Ontem, trocando figurinhas com Wilson Bueno, transcrevi trechos de um artigo do jornalista Luiz Geraldo Mazza (Iguaçu, o nosso Ganges, o nosso Reno) publicado em 1992, um privilégio das estantes dos colecionadores. Da mesma safra, o jornalista João Dedeus Freitas Netto rememorou a tradição curitibana de bem morar.
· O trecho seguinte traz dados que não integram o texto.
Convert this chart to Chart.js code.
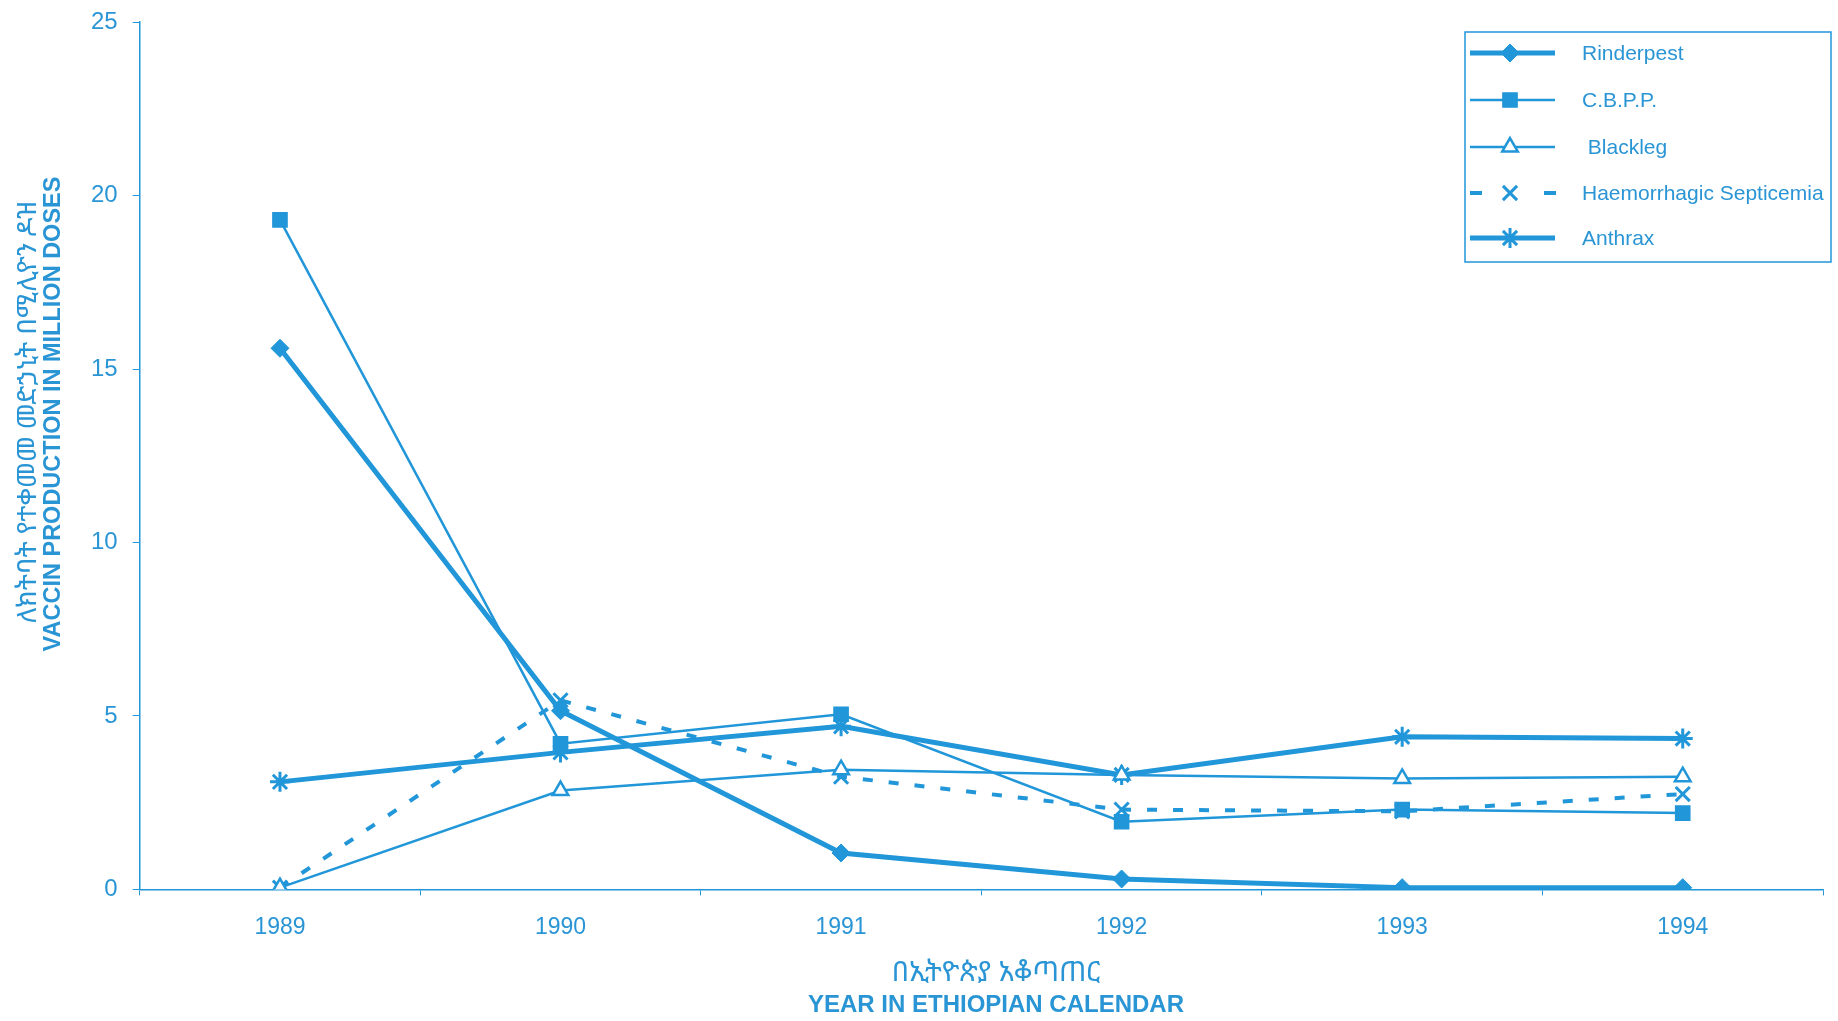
<!DOCTYPE html>
<html>
<head>
<meta charset="utf-8">
<script src="https://cdn.jsdelivr.net/npm/chart.js@4.4.1/dist/chart.umd.min.js"></script>
<style>
    html, body { margin: 0; padding: 0; background: #fff; }
    #wrap { width: 1838px; height: 1021px; position: relative; }
</style>
</head>
<body>
<div id="wrap"><canvas id="vaccineChart"></canvas></div>
<script>
// Vaccine production by year (million doses)
const years = ['1989', '1990', '1991', '1992', '1993', '1994'];
const rinderpest = [15.6, 5.15, 1.05, 0.3, 0.05, 0.05];
const cbpp = [19.3, 4.2, 5.05, 1.95, 2.3, 2.2];
const blackleg = [0.05, 2.85, 3.45, 3.3, 3.2, 3.25];
const haemSepticemia = [0.05, 5.45, 3.25, 2.3, 2.25, 2.75];
const anthrax = [3.1, 3.95, 4.7, 3.3, 4.4, 4.35];
const yTicks = [0, 5, 10, 15, 20, 25];

const seriesNames = ['Rinderpest', 'C.B.P.P.', ' Blackleg', 'Haemorrhagic Septicemia', 'Anthrax'];

const yTitle = ['ለክትባት የተቀመመ መድኃኒት በሚሊዮን ዶዝ', 'VACCIN PRODUCTION IN MILLION DOSES'];
const xTitle = ['በኢትዮጵያ አቆጣጠር', 'YEAR IN ETHIOPIAN CALENDAR'];

const BLUE = '#2196d8';
const TEXT = '#2a95d5';
const FONT = '"Liberation Sans", Arial, sans-serif';
const ETH_FONT = '"Noto Sans Ethiopic", "Abyssinica SIL", "DejaVu Sans", "Liberation Sans", sans-serif';

/**
 * Draw axis titles and the boxed legend by hand
 */
const decorPlugin = {
    id: 'decor',
    afterDraw(chart) {
        const ctx = chart.ctx;
        ctx.save();
        ctx.fillStyle = TEXT;
        ctx.textAlign = 'center';
        ctx.textBaseline = 'middle';

        // y title (rotated)
        ctx.save();
        ctx.translate(28, 412);
        ctx.rotate(-Math.PI / 2);
        ctx.font = '27px ' + ETH_FONT;
        ctx.fillText(yTitle[0], 0, 0);
        ctx.restore();
        ctx.save();
        ctx.translate(54, 414);
        ctx.rotate(-Math.PI / 2);
        ctx.font = 'bold 23.5px ' + FONT;
        ctx.fillText(yTitle[1], 0, 0);
        ctx.restore();

        // x title
        ctx.font = '28px ' + ETH_FONT;
        ctx.fillText(xTitle[0], 996, 973);
        ctx.font = 'bold 24px ' + FONT;
        ctx.fillText(xTitle[1], 996, 1005);

        // legend box
        ctx.strokeStyle = BLUE;
        ctx.lineWidth = 1.5;
        ctx.strokeRect(1465, 32, 366, 230);

        const rowY = [53, 100, 147, 193, 238];
        chart.data.datasets.forEach((ds, i) => {
            const y = rowY[i];
            ctx.save();
            ctx.strokeStyle = BLUE;
            ctx.lineWidth = ds.borderWidth;
            ctx.beginPath();
            ctx.moveTo(1470, y);
            if (ds.borderDash) {
                ctx.lineTo(1558, y);
                ctx.setLineDash([12, 62]);
            } else {
                ctx.lineTo(1555, y);
            }
            ctx.stroke();
            ctx.restore();

            ctx.save();
            ctx.fillStyle = ds.pointBackgroundColor;
            ctx.strokeStyle = BLUE;
            ctx.lineWidth = ds.pointBorderWidth;
            Chart.helpers.drawPoint(ctx, {
                pointStyle: ds.pointStyle,
                radius: ds.pointRadius,
                borderWidth: ds.pointBorderWidth,
                rotation: 0
            }, 1510, y);
            ctx.restore();

            ctx.fillStyle = TEXT;
            ctx.textAlign = 'left';
            ctx.font = '21px ' + FONT;
            ctx.fillText(ds.label, 1582, y + 1);
        });
        ctx.restore();
    }
};

function makeDataset(label, values, opts) {
    return Object.assign({
        label: label,
        data: values,
        borderColor: BLUE,
        backgroundColor: BLUE,
        pointBackgroundColor: BLUE,
        pointBorderColor: BLUE,
        tension: 0,
        fill: false
    }, opts);
}

const ctx = document.getElementById('vaccineChart');

new Chart(ctx, {
    type: 'line',
    data: {
        labels: years,
        datasets: [
            makeDataset(seriesNames[0], rinderpest, {
                borderWidth: 5, pointStyle: 'rectRot', pointRadius: 9, pointBorderWidth: 1
            }),
            makeDataset(seriesNames[1], cbpp, {
                borderWidth: 2.5, pointStyle: 'rect', pointRadius: 10, pointBorderWidth: 1.5
            }),
            makeDataset(seriesNames[2], blackleg, {
                borderWidth: 2.5, pointStyle: 'triangle', pointRadius: 9, pointBorderWidth: 2.5,
                pointBackgroundColor: '#ffffff'
            }),
            makeDataset(seriesNames[3], haemSepticemia, {
                borderWidth: 4, borderDash: [10, 16], pointStyle: 'crossRot', pointRadius: 10, pointBorderWidth: 3
            }),
            makeDataset(seriesNames[4], anthrax, {
                borderWidth: 5, pointStyle: 'star', pointRadius: 10, pointBorderWidth: 3
            })
        ]
    },
    options: {
        responsive: true,
        maintainAspectRatio: false,
        animation: false,
        layout: {
            padding: { left: 76, right: 15, top: 0, bottom: 62 }
        },
        plugins: {
            legend: { display: false },
            tooltip: { enabled: false }
        },
        scales: {
            x: {
                offset: true,
                grid: {
                    offset: true,
                    drawOnChartArea: false,
                    drawTicks: true,
                    tickLength: 6,
                    color: BLUE
                },
                border: { color: BLUE, width: 1.5 },
                ticks: {
                    color: TEXT,
                    padding: 18,
                    font: { family: FONT, size: 23 }
                }
            },
            y: {
                min: 0,
                max: 25,
                afterBuildTicks: (axis) => {
                    axis.ticks = yTicks.map(v => ({ value: v }));
                },
                grid: {
                    drawOnChartArea: false,
                    drawTicks: true,
                    tickLength: 7,
                    color: BLUE
                },
                border: { color: BLUE, width: 1.5 },
                ticks: {
                    color: TEXT,
                    padding: 15,
                    font: { family: FONT, size: 24, lineHeight: 0.6 }
                }
            }
        }
    },
    plugins: [decorPlugin]
});
</script>
</body>
</html>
Quem foi João Dedeus Freitas Netto? Parafraseando Ernani Buchmann (ao se referir a Nireu Teixeira), “trata-se de um homem de múltiplas profissões, ainda que o tomem por jornalista, médico e jogador de basquete”. Notável jornalista, filho de um notável jornalista, Rodrigo de Freitas (1888 – 1945), irmão de dois jornalistas igualmente brilhantes, o falecido João Dedeus praticamente cresceu dentro da redação de O Dia, na Praça Carlos Gomes, 24. Estudante de Medicina em 1943, não chegou a freqüentar o segundo ano: foi convocado para o 4.º Escalão da FEB e, em 1945, serviu na Itália, junto ao Hospital do Banco de Sangue, em Montese.
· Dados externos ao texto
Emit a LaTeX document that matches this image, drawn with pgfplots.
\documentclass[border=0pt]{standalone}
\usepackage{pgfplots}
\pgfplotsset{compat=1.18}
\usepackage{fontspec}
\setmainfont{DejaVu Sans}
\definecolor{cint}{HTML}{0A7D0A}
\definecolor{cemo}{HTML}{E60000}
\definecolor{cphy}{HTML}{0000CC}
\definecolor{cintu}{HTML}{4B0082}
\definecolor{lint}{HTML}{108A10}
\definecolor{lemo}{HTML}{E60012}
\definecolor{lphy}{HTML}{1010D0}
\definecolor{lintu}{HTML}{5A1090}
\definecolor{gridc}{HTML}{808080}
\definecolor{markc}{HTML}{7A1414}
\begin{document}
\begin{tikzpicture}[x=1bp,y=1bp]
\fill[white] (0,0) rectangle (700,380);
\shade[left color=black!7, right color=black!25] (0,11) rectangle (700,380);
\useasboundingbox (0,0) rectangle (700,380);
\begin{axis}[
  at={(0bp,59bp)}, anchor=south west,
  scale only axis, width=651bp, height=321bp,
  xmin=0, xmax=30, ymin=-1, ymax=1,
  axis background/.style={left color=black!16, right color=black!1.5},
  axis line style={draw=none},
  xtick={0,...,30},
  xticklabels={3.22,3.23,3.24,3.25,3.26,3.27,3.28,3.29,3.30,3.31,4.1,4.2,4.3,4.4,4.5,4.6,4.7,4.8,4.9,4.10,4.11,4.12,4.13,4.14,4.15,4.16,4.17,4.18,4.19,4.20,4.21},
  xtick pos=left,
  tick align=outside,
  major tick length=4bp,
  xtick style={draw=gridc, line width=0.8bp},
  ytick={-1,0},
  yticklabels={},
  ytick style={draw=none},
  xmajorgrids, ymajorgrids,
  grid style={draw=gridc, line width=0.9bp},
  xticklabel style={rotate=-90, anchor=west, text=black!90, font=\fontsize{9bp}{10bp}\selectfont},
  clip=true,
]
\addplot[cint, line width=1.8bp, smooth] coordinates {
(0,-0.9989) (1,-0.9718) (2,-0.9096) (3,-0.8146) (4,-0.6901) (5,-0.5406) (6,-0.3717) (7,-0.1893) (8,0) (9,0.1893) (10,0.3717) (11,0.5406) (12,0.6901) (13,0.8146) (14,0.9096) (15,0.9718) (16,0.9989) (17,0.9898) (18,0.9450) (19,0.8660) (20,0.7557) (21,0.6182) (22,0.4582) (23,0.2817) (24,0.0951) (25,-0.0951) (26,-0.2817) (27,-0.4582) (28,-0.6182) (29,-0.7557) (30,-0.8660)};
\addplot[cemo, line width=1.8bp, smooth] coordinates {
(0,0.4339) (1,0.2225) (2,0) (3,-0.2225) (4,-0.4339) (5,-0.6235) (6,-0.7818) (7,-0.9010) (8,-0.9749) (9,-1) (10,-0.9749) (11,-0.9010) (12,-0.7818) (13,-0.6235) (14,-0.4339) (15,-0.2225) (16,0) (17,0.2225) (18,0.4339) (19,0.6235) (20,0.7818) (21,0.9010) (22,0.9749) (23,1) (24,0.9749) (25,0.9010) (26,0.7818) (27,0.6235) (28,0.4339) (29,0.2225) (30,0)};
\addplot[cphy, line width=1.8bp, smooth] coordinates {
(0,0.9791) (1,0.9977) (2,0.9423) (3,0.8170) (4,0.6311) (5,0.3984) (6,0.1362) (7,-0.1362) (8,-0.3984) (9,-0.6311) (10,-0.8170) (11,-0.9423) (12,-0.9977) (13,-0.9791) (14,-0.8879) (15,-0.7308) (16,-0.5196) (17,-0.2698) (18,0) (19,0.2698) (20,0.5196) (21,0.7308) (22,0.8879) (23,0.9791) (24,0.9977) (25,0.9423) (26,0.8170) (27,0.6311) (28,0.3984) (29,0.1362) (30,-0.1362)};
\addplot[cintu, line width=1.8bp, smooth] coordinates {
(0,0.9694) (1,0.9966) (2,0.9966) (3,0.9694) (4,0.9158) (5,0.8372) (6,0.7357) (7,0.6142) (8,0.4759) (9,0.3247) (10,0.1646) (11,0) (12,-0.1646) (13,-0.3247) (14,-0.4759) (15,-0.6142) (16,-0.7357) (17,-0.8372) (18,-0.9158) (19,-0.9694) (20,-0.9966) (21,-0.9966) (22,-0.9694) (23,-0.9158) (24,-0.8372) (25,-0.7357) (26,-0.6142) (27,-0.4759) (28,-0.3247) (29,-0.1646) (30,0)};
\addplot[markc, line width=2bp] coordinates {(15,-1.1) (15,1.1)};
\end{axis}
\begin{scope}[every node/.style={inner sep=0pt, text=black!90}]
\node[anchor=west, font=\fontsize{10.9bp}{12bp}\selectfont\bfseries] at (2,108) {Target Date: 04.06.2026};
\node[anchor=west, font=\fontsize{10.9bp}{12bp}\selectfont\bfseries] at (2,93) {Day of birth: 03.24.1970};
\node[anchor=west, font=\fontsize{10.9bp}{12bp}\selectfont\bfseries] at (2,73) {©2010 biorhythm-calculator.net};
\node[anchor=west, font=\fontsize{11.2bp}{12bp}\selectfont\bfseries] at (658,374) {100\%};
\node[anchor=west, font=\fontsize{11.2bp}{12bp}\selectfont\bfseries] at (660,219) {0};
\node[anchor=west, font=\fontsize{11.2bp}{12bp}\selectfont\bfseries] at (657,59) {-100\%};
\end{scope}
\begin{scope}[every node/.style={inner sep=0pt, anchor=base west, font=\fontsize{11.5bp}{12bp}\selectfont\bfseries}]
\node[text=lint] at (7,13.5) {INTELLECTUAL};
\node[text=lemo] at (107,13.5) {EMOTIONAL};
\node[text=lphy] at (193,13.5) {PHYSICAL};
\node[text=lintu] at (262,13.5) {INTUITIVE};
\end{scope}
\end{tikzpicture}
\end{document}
Curitiba, tradição de bem morar (Do fogão de lenha ao lambrequim), é o título do artigo para a Memória da Curitiba Urbana. Nele, evidentemente, João Dedeus Freitas Netto ressalta que o edifício, a habitação coletiva, surgiu por contingência social, com o uso do solo cada vez mais difícil.
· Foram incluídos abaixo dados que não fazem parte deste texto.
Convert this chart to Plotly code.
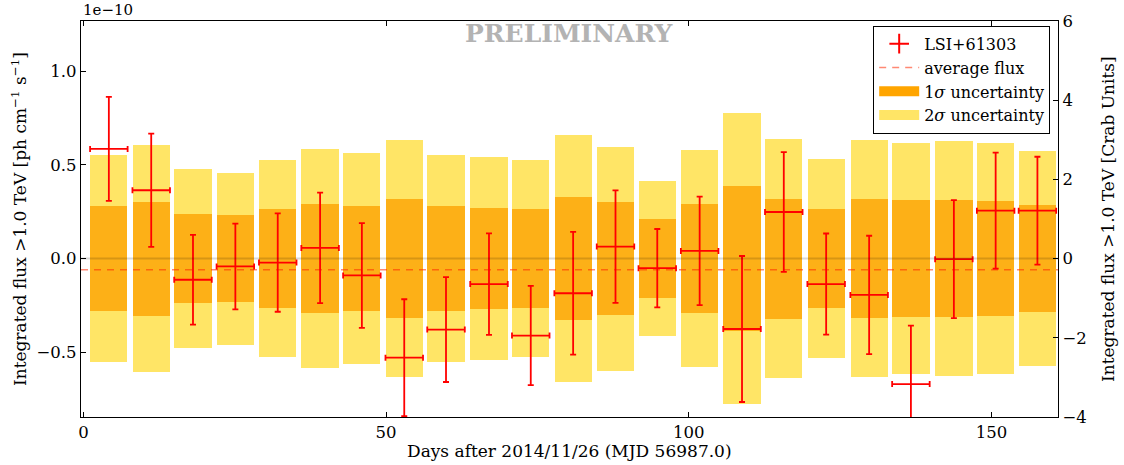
import plotly.graph_objects as go

# ---- data (flux in units of 1e-10 ph cm^-1 s^-1) ----
days = [4.2, 11.2, 18.1, 25.1, 32.1, 39.1, 46.0, 53.0, 59.9, 67.0, 73.9, 80.9,
        87.9, 94.8, 101.8, 108.8, 115.7, 122.7, 129.8, 136.7, 143.8, 150.7, 157.6]
flux = [0.586, 0.365, -0.113, -0.042, -0.021, 0.057, -0.090, -0.529, -0.379, -0.136,
        -0.411, -0.185, 0.064, -0.051, 0.041, -0.376, 0.249, -0.136, -0.194, -0.670,
        -0.003, 0.256, 0.256]
flux_err = [0.278, 0.302, 0.240, 0.229, 0.263, 0.295, 0.280, 0.312, 0.280, 0.271,
            0.265, 0.328, 0.300, 0.209, 0.290, 0.390, 0.320, 0.270, 0.316, 0.312,
            0.315, 0.310, 0.288]
sigma1 = [0.279, 0.304, 0.238, 0.231, 0.265, 0.291, 0.282, 0.316, 0.279, 0.268,
          0.265, 0.328, 0.300, 0.210, 0.289, 0.386, 0.321, 0.265, 0.316, 0.312,
          0.311, 0.307, 0.284]
sigma2 = [0.554, 0.607, 0.480, 0.459, 0.528, 0.584, 0.565, 0.633, 0.554, 0.542,
          0.528, 0.660, 0.598, 0.416, 0.580, 0.776, 0.640, 0.533, 0.632, 0.617,
          0.626, 0.616, 0.575]
avg_flux = -0.060
bin_halfwidth = 3.1
bar_width = 6.15

x_range = [-0.4, 161.0]
y_range = [-0.846, 1.269]
y2_range = [-4, 6]
y_ticks = [-0.5, 0.0, 0.5, 1.0]
y2_ticks = [-4, -2, 0, 2, 4, 6]
x_ticks = [0, 50, 100, 150]

FONT = "DejaVu Serif"
ORANGE = "#FDB017"
ORANGE_LEG = "#FFA500"
YELLOW = "#FFE566"

fig = go.Figure()

# 2 sigma band
fig.add_trace(go.Bar(
    x=days, y=[2 * s for s in sigma2], base=[-s for s in sigma2],
    width=bar_width, marker=dict(color=YELLOW, line=dict(width=0)),
    showlegend=False, hoverinfo="skip"))
# 1 sigma band
fig.add_trace(go.Bar(
    x=days, y=[2 * s for s in sigma1], base=[-s for s in sigma1],
    width=bar_width, marker=dict(color=ORANGE, line=dict(width=0)),
    showlegend=False, hoverinfo="skip"))

# average flux line
fig.add_trace(go.Scatter(
    x=x_range, y=[avg_flux, avg_flux], mode="lines",
    line=dict(color="rgba(255,40,0,0.55)", width=1.5, dash="7px,6px"),
    name="average flux", legendrank=2))

# data points with error bars
fig.add_trace(go.Scatter(
    x=days, y=flux, mode="markers",
    marker=dict(size=1, color="red"),
    error_y=dict(type="data", array=flux_err, color="red", thickness=1.8, width=3),
    error_x=dict(type="data", array=[bin_halfwidth] * len(days), color="red",
                 thickness=1.8, width=3),
    showlegend=False))

# legend-only entries
fig.add_trace(go.Scatter(
    x=[None], y=[None], mode="markers",
    marker=dict(symbol="cross-thin", size=14, color="red",
                line=dict(color="red", width=2)),
    name="LSI+61303", legendrank=1))
fig.add_trace(go.Scatter(
    x=[None], y=[None], mode="lines", line=dict(color=ORANGE_LEG, width=14),
    name="1<i>σ</i> uncertainty", legendrank=3))
fig.add_trace(go.Scatter(
    x=[None], y=[None], mode="lines", line=dict(color=YELLOW, width=14),
    name="2<i>σ</i> uncertainty", legendrank=4))

# right axis (Crab units) dummy trace
fig.add_trace(go.Scatter(x=[None], y=[None], yaxis="y2", showlegend=False,
                         hoverinfo="skip"))

# zero line
fig.add_shape(type="line", xref="paper", x0=0, x1=1, yref="y", y0=0, y1=0,
              line=dict(color="rgba(0,0,0,0.15)", width=2), layer="above")

axis_common = dict(showline=True, linecolor="black", linewidth=1.2,
                   ticks="inside", ticklen=5, tickcolor="black", tickwidth=1,
                   showgrid=False, zeroline=False,
                   tickfont=dict(family=FONT, size=16.5, color="black"))

fig.update_layout(
    width=1124, height=465,
    margin=dict(l=80.5, r=66, t=17, b=48),
    paper_bgcolor="white", plot_bgcolor="white",
    barmode="overlay", bargap=0,
    font=dict(family=FONT, size=15, color="black"),
    xaxis=dict(range=x_range, tickvals=x_ticks, mirror="ticks", **axis_common),
    yaxis=dict(range=y_range, tickvals=y_ticks, tickformat=".1f", **axis_common),
    yaxis2=dict(range=y2_range, tickvals=y2_ticks, overlaying="y", side="right",
                **axis_common),
    legend=dict(x=0.992, xanchor="right", y=0.988, yanchor="top",
                bordercolor="black", borderwidth=1, bgcolor="white",
                font=dict(family=FONT, size=16, color="black"),
                traceorder="normal", itemwidth=40),
    showlegend=True,
)

fig.add_annotation(text="PRELIMINARY", xref="paper", yref="paper", x=0.5, y=1,
                   yshift=-12, xanchor="center", yanchor="middle", showarrow=False,
                   font=dict(family=FONT, size=25, color="#b3b3b3", weight="bold"))
fig.add_annotation(text="1e−10", xref="paper", yref="paper", x=0, y=1,
                   xanchor="left", yanchor="bottom", yshift=0, showarrow=False,
                   font=dict(family=FONT, size=15))
fig.add_annotation(text="Integrated flux >1.0 TeV [ph cm<sup>−1</sup> s<sup>−1</sup>]",
                   xref="paper", yref="paper", x=0, y=0.5, xshift=-62, textangle=-90,
                   xanchor="center", yanchor="middle", showarrow=False,
                   font=dict(family=FONT, size=17))
fig.add_annotation(text="Integrated flux >1.0 TeV [Crab Units]",
                   xref="paper", yref="paper", x=1, y=0.5, xshift=50, textangle=-90,
                   xanchor="center", yanchor="middle", showarrow=False,
                   font=dict(family=FONT, size=17))
fig.add_annotation(text="Days after 2014/11/26 (MJD 56987.0)",
                   xref="paper", yref="paper", x=0.5, y=0, yshift=-34,
                   xanchor="center", yanchor="middle", showarrow=False,
                   font=dict(family=FONT, size=17))

fig.write_html("out.html", config={"displayModeBar": False},
               post_script="document.body.style.margin='0';"
                           "document.body.style.overflow='hidden';")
E, paradoxalmente, o modismo, alimentando o esnobismo e a ostentação, de certa forma empobreceu o bem morar de ponderável camada social de maior poder aquisitivo (é um tal de places, de goldens, de gardens). Freitas Netto enumera então as perdas e ganhos do bem morar: o fogão a lenha (também aquecedor e calefador); a madeira (de material para construção a elemento plástico); o limpador de chaminé (que levou consigo a lenda da cegonha); os móveis do Paraná que tinham notoriedade nacional (o fim do guarda-comida e da cristaleira); segurança (do ganso, o cachorro de polaco, ao alarme eletrônico); tudo naquela pequena Curitiba onde as casas e edifícios tinham até apelido.

Ah, os apelidos das casas e edifícios: a “Mansão das Rosas”, no Alto da Glória, reunia em noites memoráveis a sociedade curitibana. A grande anfitriã, dona Mercedes Fontana (matriarca da elite ervateira), passeava com seu carro de placa n.º 1 pelas aléias do Passeio Público, privilégio só a ela concedido. Da mansão aristocrata à edificação moderna, conta Freitas Netto: “A primeira construção de moderna arquitetura, ali na Comendador Fontana, não foi bem entendida pelos curitibanos, que lhe deram o epíteto de ‘estrebaria’, tributo pago pelo pioneirismo do grande arquiteto paranaense Vilanova Artigas. Depois vieram os edifícios. O Palácio Avenida, do Feres Merhy, hoje preservado pelo Bamerindus (HSBC); o edifício Garcez, primeiro arranha-céu curitibano; o ‘balança-mas-não-cai’, na Cândido Lopes com Ébano Pereira; o ‘signal’, com suas faixas vermelhas na fachada (referência a uma pasta de dente), na Avenida Rio Branco; o ‘eletrocardiograma’, na Comendador Araújo”.

E os lambrequins, Freitas Neto, onde foram parar os lambrequins?

“A gradativa escassez de madeira fez com que a alvenaria se tornasse mais barata. O concreto substituiu as vigas de peroba, de canela, de araribá, e as construções perderam o encanto dos lambrequins, dos assoalhos de tábuas largas, das varandas de grades de madeira torneada. O lambrequim, enfeite de madeira recortada, no beiral da casa, era obra artesanal. Até concursos se realizavam para pôr à prova a imaginação e a criatividade de quem os confeccionava, muitas vezes os próprios moradores, usando arcos de serra.” E a lenda da cegonha, Freitas Netto, onde foi parar a lenda da cegonha?

“Com o fogão a lenha desapareceu, também, um profissional de curioso aspecto: o limpador de chaminés. E o limpador de chaminés levou com ele a lenda de que Papai Noel e a cegonha chegavam às casas por aquela via…”

Era uma vez. Hoje Papai Noel e a cegonha são encontrados apenas nos shoppings que, curiosamente, são desprovidos de chaminés.